SUPPLIED DATA:
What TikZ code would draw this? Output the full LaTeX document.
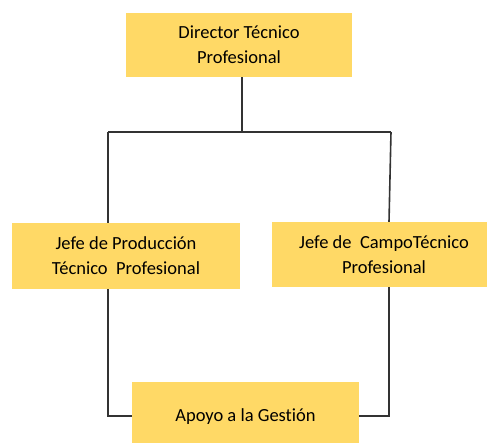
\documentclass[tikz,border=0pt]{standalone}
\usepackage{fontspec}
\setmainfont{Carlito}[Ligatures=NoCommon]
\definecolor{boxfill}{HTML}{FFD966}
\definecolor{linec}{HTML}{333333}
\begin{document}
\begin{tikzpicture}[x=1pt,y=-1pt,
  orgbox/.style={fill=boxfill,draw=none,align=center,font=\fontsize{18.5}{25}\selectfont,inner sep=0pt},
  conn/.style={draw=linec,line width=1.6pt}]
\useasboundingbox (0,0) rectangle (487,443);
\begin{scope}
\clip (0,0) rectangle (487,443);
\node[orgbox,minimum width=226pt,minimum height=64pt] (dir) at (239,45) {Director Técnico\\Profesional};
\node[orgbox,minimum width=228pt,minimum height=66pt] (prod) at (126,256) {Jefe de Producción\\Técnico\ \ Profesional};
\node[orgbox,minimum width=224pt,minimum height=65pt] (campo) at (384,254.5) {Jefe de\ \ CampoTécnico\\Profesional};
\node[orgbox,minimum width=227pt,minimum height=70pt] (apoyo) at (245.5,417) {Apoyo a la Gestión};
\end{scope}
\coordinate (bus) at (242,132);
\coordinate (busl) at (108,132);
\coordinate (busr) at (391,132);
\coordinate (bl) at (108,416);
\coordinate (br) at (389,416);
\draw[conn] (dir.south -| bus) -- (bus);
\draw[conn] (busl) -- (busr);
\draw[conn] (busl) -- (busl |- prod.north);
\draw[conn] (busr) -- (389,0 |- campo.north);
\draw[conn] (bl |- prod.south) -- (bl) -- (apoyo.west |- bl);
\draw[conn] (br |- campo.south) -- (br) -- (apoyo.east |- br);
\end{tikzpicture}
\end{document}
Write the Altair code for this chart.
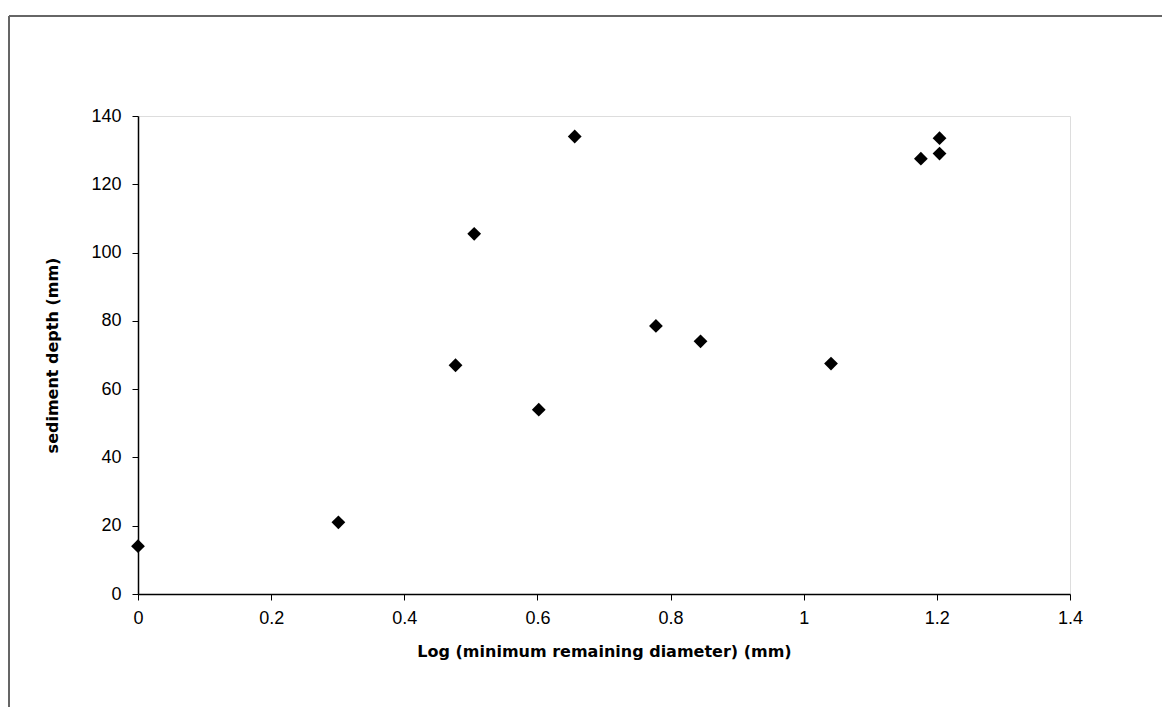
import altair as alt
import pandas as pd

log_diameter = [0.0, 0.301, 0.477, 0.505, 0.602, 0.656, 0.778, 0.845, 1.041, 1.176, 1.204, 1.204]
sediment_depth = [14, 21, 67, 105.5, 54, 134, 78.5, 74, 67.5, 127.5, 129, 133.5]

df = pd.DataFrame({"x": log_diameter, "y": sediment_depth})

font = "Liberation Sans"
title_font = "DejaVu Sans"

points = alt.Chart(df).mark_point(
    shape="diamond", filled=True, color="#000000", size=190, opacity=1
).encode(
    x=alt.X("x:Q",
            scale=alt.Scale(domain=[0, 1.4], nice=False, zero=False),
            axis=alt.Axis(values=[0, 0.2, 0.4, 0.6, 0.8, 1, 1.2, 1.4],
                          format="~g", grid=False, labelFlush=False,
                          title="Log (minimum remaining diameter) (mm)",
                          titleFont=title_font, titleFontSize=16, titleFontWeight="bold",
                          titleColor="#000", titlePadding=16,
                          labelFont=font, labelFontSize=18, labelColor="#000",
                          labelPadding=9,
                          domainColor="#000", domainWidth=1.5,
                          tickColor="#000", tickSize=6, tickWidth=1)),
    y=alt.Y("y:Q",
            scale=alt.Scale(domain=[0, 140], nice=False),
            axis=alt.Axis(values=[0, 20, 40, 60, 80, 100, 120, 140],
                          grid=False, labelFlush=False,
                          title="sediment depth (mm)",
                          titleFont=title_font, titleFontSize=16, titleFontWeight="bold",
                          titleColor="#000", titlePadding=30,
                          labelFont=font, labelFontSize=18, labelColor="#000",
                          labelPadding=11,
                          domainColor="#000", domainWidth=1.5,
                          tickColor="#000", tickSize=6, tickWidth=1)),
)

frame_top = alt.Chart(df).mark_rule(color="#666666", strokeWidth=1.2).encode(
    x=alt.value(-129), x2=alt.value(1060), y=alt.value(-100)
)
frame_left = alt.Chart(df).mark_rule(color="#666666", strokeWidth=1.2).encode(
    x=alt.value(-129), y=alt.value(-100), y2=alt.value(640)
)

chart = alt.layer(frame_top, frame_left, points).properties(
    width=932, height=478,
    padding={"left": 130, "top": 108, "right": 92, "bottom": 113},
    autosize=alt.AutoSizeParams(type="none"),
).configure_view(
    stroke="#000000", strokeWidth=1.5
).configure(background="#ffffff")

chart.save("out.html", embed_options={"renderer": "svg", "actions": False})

TASK OBJECTIVE: Look for the word "this" in every line of the listing and copy the lines that have it.

TASK RESULT:
What TikZ code would draw this? Output the full LaTeX document.
Write the Altair code for this chart.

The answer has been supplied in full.